> [SUPPLIED MATERIAL]

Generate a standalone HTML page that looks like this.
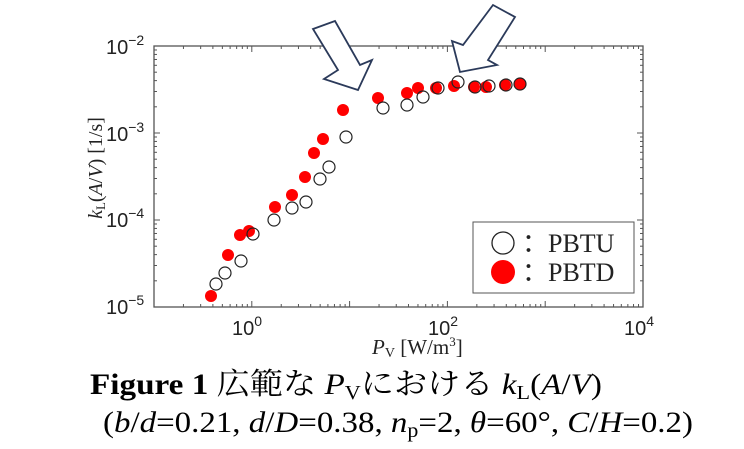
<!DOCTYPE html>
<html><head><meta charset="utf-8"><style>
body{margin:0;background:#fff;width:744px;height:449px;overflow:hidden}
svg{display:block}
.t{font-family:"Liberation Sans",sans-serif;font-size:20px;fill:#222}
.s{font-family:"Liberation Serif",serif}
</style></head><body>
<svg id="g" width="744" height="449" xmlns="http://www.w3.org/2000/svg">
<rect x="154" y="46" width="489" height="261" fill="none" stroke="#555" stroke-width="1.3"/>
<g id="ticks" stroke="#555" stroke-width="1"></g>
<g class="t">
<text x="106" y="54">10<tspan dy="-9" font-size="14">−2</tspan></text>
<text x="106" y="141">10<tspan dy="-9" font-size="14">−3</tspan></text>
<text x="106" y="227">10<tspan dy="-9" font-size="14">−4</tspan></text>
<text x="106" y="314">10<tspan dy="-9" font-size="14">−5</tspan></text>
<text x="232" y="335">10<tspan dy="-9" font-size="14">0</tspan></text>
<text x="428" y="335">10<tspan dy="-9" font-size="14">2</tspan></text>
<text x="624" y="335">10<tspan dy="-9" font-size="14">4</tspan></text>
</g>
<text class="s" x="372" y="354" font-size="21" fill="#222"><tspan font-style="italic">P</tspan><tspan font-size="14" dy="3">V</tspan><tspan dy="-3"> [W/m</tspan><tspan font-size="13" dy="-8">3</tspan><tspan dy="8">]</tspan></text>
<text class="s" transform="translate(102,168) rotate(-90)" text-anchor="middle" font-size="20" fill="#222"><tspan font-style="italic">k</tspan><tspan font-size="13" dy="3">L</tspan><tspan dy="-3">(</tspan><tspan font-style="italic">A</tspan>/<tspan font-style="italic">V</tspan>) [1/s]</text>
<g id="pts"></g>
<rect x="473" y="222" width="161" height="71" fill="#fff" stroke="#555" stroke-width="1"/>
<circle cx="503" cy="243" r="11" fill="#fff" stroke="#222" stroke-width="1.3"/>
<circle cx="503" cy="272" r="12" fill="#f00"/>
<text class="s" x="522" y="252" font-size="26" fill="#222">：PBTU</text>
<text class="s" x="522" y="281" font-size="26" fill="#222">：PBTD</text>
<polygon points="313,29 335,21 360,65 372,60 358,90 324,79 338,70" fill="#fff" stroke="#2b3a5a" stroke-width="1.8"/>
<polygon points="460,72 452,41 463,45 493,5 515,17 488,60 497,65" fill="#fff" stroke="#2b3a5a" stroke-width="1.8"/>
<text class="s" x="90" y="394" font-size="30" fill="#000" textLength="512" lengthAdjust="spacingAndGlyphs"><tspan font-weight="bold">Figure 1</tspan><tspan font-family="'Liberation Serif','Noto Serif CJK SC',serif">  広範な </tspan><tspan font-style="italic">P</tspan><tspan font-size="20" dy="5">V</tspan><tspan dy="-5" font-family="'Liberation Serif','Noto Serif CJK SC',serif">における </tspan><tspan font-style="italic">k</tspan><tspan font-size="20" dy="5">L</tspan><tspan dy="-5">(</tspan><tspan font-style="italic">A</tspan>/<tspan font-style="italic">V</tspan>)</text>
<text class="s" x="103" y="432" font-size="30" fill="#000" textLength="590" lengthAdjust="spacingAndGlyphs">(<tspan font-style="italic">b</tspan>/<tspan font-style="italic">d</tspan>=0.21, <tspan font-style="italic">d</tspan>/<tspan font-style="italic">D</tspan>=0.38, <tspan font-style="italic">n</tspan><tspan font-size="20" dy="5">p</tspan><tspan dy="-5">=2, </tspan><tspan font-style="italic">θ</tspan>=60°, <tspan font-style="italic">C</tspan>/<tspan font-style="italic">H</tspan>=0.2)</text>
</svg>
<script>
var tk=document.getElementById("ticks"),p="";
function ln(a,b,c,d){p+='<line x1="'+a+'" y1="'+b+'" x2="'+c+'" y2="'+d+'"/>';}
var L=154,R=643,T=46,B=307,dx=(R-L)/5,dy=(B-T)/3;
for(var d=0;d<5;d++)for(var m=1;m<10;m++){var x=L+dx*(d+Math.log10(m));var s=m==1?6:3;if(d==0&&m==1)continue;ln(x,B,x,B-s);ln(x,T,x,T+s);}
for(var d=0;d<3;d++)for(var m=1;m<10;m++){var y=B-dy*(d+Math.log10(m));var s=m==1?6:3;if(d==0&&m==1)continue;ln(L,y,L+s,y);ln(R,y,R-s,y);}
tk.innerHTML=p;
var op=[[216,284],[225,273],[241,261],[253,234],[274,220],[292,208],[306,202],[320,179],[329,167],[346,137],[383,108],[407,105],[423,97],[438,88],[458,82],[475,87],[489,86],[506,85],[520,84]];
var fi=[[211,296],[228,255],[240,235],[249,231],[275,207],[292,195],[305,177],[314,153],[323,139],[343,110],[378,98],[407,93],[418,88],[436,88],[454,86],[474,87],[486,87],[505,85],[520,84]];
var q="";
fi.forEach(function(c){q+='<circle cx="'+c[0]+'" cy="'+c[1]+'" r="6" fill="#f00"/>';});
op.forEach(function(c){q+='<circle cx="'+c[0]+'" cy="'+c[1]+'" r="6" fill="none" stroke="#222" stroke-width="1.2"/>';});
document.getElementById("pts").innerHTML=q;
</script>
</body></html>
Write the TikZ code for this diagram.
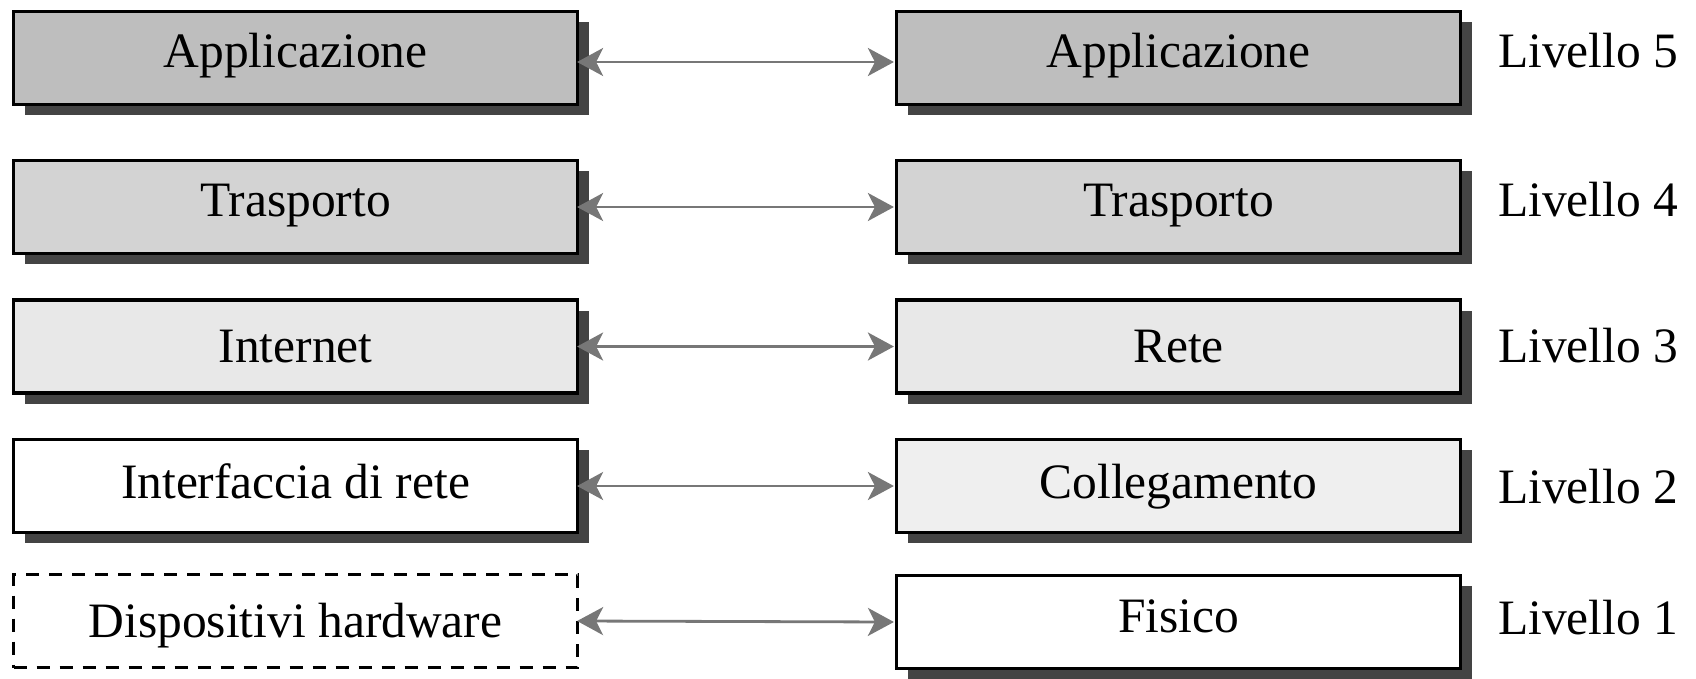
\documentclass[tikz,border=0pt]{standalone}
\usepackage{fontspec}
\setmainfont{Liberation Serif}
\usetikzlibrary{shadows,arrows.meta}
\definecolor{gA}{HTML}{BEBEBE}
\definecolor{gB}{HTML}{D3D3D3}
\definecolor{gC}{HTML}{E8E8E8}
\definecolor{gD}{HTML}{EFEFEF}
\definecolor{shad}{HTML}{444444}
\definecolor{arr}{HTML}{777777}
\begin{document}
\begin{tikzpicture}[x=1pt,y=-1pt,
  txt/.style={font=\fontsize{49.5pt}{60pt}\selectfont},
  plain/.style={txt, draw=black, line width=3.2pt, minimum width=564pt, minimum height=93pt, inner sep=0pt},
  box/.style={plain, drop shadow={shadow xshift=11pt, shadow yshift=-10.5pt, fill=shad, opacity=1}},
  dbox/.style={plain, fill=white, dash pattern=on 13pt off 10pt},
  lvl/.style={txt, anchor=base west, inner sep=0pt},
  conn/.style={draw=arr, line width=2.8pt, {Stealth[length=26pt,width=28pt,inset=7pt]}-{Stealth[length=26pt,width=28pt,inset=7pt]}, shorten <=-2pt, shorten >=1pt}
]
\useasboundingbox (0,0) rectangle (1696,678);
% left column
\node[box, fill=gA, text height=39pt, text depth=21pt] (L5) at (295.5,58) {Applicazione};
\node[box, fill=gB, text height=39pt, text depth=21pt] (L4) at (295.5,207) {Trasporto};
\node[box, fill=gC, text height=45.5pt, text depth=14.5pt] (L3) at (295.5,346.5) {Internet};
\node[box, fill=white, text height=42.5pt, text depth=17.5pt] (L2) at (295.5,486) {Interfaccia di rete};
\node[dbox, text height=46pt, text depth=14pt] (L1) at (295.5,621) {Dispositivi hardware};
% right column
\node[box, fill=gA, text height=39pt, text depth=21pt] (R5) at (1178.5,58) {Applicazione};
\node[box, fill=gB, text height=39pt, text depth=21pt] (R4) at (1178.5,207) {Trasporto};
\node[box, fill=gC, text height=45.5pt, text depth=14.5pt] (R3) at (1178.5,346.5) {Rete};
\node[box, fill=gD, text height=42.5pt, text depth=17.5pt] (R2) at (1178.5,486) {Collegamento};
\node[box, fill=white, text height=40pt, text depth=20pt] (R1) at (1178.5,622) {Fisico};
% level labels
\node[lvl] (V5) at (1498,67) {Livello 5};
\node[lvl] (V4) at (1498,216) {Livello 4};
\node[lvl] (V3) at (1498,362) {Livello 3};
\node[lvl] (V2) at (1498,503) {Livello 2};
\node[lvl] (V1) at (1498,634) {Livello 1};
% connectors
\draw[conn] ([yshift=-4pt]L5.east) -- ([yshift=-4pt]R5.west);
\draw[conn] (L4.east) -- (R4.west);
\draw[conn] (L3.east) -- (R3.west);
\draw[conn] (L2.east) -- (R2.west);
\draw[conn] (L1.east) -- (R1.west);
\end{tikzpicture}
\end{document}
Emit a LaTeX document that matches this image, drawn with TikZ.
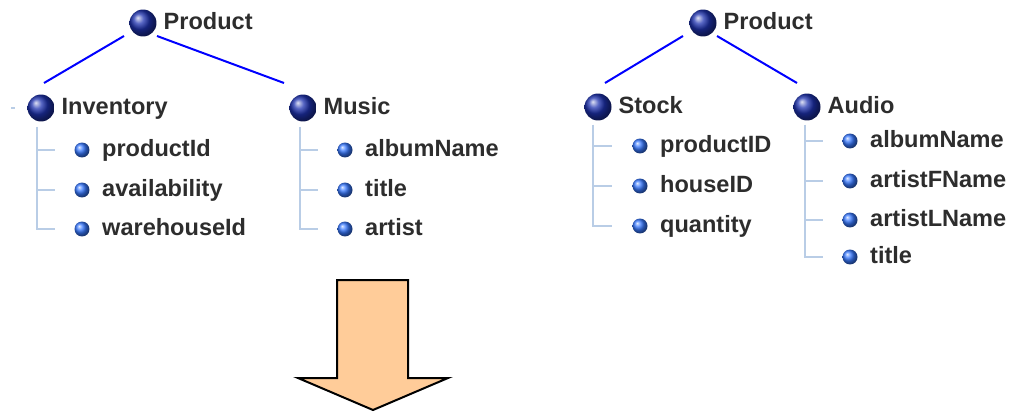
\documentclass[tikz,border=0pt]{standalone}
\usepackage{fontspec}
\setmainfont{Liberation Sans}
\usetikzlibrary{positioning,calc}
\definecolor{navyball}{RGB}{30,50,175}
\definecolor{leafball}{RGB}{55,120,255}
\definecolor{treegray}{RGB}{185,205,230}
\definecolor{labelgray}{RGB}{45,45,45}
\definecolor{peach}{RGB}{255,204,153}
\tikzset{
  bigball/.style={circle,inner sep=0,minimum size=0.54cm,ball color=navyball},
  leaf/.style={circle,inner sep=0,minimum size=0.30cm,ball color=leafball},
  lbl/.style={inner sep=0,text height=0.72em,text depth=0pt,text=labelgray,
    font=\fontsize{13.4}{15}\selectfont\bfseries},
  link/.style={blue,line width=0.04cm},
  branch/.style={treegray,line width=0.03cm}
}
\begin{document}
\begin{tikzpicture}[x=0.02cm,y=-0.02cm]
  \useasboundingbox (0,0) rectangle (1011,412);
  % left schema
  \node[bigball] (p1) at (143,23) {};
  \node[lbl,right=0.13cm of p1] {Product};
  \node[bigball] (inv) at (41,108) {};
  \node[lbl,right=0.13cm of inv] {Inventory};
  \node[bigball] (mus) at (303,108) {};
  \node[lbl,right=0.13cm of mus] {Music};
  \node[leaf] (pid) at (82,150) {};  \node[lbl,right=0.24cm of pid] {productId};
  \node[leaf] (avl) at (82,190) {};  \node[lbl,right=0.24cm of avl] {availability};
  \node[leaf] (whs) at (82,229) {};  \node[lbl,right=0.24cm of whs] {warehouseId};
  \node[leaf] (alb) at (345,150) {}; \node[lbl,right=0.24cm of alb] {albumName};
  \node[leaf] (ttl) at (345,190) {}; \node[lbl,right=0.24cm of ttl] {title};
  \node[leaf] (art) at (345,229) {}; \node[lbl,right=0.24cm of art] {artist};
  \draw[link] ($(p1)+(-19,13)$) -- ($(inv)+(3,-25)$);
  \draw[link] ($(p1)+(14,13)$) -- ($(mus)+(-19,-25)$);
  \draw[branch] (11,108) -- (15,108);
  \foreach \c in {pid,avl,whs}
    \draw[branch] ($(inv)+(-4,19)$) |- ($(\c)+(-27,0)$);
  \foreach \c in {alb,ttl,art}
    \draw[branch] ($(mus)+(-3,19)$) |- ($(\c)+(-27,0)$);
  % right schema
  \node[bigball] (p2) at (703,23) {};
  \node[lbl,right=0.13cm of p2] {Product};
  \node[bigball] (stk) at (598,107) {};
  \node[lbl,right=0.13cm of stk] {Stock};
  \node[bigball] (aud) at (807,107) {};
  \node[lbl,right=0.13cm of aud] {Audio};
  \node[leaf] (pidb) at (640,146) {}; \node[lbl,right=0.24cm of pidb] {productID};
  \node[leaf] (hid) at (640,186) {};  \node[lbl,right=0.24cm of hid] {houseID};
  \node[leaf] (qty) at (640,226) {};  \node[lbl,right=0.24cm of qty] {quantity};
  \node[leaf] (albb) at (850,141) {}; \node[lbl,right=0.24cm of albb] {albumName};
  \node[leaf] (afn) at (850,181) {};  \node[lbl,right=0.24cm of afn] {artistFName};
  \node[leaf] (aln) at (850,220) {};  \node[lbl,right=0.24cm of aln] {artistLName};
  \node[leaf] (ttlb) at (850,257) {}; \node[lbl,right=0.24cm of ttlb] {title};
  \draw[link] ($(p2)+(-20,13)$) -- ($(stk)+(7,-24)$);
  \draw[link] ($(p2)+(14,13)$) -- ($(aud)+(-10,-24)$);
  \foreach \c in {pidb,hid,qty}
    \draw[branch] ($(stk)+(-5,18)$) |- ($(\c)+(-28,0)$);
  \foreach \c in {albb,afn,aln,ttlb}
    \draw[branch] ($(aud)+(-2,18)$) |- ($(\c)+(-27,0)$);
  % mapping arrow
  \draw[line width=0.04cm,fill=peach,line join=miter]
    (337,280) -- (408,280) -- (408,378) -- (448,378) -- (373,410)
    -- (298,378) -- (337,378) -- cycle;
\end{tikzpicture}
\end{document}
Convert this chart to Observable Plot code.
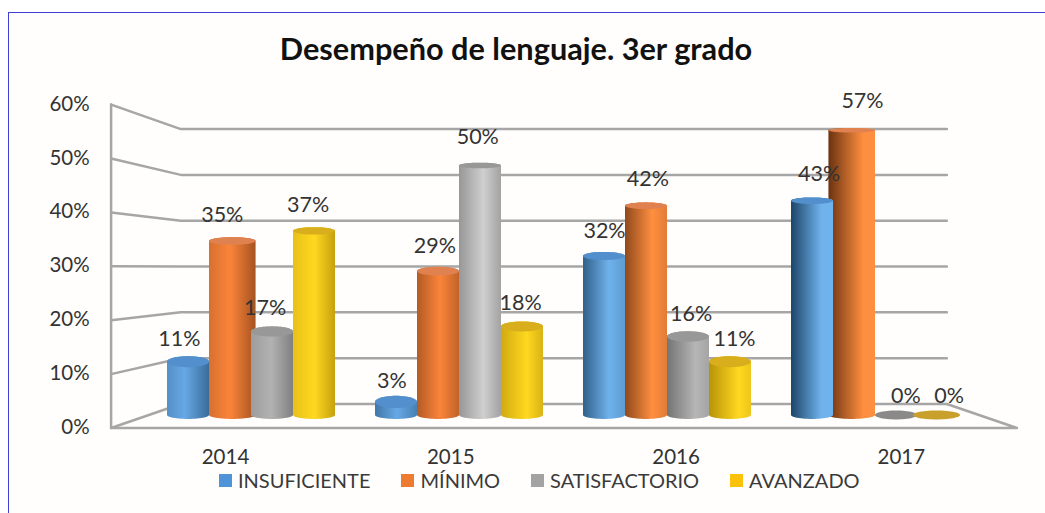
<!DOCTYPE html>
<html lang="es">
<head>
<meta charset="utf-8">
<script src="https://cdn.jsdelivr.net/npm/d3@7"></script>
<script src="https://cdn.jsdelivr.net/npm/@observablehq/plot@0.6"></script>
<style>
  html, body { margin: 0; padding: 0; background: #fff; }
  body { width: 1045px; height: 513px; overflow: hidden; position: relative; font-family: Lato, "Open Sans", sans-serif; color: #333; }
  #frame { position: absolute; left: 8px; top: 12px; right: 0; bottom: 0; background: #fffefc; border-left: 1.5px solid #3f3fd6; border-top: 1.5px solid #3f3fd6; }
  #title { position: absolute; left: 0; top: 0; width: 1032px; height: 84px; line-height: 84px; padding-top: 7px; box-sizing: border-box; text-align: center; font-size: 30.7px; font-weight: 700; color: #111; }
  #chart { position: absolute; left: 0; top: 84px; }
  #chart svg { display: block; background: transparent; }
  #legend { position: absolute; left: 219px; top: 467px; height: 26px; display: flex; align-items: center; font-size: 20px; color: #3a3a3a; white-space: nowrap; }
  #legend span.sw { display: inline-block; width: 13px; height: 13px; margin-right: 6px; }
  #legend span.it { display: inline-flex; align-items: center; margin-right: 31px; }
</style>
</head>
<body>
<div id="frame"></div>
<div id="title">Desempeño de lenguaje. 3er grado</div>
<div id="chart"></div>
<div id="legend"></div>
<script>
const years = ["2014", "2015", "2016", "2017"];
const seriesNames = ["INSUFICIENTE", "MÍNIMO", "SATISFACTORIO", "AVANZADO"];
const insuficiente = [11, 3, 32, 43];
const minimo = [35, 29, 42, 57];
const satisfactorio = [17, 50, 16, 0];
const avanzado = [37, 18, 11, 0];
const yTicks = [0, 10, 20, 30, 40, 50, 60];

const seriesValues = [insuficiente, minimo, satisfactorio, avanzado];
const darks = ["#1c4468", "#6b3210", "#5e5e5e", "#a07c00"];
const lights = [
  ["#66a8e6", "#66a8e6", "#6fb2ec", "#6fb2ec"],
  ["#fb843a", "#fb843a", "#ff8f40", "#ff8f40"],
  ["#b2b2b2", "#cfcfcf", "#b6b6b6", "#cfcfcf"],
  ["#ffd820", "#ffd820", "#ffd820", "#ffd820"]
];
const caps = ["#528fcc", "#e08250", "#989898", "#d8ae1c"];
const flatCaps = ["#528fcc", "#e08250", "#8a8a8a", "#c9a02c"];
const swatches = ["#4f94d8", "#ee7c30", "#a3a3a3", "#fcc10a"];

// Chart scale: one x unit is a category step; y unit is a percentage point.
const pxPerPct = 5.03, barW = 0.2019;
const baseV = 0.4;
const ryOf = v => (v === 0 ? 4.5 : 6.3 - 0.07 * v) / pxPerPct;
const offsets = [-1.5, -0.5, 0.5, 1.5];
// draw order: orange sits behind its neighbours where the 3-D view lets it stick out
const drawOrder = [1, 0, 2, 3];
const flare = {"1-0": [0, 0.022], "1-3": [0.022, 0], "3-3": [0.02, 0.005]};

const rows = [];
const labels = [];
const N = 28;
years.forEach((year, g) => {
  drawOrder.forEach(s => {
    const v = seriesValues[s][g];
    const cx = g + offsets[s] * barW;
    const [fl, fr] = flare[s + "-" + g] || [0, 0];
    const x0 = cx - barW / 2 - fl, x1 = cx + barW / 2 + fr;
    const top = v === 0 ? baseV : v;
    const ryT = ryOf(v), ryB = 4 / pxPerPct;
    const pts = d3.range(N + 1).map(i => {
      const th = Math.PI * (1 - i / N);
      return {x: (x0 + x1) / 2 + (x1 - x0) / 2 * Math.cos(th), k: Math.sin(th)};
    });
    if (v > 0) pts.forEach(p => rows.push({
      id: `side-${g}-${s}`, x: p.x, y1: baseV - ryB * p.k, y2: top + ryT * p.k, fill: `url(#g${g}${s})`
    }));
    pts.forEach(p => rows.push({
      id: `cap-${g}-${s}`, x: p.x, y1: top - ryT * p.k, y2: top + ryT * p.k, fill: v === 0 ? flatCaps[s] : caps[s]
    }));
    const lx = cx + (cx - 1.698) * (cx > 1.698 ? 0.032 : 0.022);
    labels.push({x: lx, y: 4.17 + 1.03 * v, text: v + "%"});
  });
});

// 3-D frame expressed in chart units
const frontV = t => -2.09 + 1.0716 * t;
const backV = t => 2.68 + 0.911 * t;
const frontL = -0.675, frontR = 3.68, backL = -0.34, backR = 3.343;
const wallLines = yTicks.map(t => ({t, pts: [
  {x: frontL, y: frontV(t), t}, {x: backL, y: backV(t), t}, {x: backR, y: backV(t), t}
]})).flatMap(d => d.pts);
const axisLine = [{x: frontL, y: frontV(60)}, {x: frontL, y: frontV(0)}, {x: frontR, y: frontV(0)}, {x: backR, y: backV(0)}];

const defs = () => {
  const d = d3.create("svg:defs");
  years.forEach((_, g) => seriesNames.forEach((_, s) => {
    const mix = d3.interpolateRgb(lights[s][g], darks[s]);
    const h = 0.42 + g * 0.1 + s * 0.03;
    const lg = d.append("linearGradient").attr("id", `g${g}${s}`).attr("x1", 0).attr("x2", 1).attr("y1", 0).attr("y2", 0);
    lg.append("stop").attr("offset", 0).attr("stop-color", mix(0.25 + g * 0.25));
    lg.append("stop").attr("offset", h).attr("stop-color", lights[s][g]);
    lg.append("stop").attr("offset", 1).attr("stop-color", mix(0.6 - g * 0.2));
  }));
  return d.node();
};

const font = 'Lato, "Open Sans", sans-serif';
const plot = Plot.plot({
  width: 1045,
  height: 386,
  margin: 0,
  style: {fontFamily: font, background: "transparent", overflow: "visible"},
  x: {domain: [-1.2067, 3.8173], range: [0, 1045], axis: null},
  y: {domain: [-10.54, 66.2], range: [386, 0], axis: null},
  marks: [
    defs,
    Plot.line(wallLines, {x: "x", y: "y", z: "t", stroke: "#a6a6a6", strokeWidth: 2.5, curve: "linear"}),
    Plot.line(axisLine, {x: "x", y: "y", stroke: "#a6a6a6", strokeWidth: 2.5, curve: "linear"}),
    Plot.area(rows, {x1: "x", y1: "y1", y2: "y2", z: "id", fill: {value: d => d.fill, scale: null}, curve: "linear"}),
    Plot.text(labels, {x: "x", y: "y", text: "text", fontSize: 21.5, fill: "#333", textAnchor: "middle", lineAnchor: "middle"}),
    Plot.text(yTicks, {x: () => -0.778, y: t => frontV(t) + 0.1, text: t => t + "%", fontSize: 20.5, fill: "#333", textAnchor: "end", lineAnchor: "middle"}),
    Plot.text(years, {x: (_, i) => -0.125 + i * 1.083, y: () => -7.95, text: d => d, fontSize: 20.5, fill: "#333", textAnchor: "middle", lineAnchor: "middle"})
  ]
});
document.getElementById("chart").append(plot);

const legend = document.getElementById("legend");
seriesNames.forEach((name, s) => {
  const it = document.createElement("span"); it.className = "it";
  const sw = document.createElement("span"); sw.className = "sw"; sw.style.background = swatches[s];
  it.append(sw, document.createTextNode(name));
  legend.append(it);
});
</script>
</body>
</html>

> [WORK INSTRUCTIONS] Within the entries above, give again exactly the lines starting at the one that contains "Convert this chart to Observable Plot code." and ending at the one that contains "const yTicks = [0, 10, 20, 30, 40, 50, 60];", leaving out the pictures.

> [FINISHED TASK]
Convert this chart to Observable Plot code.
<!DOCTYPE html>
<html lang="es">
<head>
<meta charset="utf-8">
<script src="https://cdn.jsdelivr.net/npm/d3@7"></script>
<script src="https://cdn.jsdelivr.net/npm/@observablehq/plot@0.6"></script>
<style>
  html, body { margin: 0; padding: 0; background: #fff; }
  body { width: 1045px; height: 513px; overflow: hidden; position: relative; font-family: Lato, "Open Sans", sans-serif; color: #333; }
  #frame { position: absolute; left: 8px; top: 12px; right: 0; bottom: 0; background: #fffefc; border-left: 1.5px solid #3f3fd6; border-top: 1.5px solid #3f3fd6; }
  #title { position: absolute; left: 0; top: 0; width: 1032px; height: 84px; line-height: 84px; padding-top: 7px; box-sizing: border-box; text-align: center; font-size: 30.7px; font-weight: 700; color: #111; }
  #chart { position: absolute; left: 0; top: 84px; }
  #chart svg { display: block; background: transparent; }
  #legend { position: absolute; left: 219px; top: 467px; height: 26px; display: flex; align-items: center; font-size: 20px; color: #3a3a3a; white-space: nowrap; }
  #legend span.sw { display: inline-block; width: 13px; height: 13px; margin-right: 6px; }
  #legend span.it { display: inline-flex; align-items: center; margin-right: 31px; }
</style>
</head>
<body>
<div id="frame"></div>
<div id="title">Desempeño de lenguaje. 3er grado</div>
<div id="chart"></div>
<div id="legend"></div>
<script>
const years = ["2014", "2015", "2016", "2017"];
const seriesNames = ["INSUFICIENTE", "MÍNIMO", "SATISFACTORIO", "AVANZADO"];
const insuficiente = [11, 3, 32, 43];
const minimo = [35, 29, 42, 57];
const satisfactorio = [17, 50, 16, 0];
const avanzado = [37, 18, 11, 0];
const yTicks = [0, 10, 20, 30, 40, 50, 60];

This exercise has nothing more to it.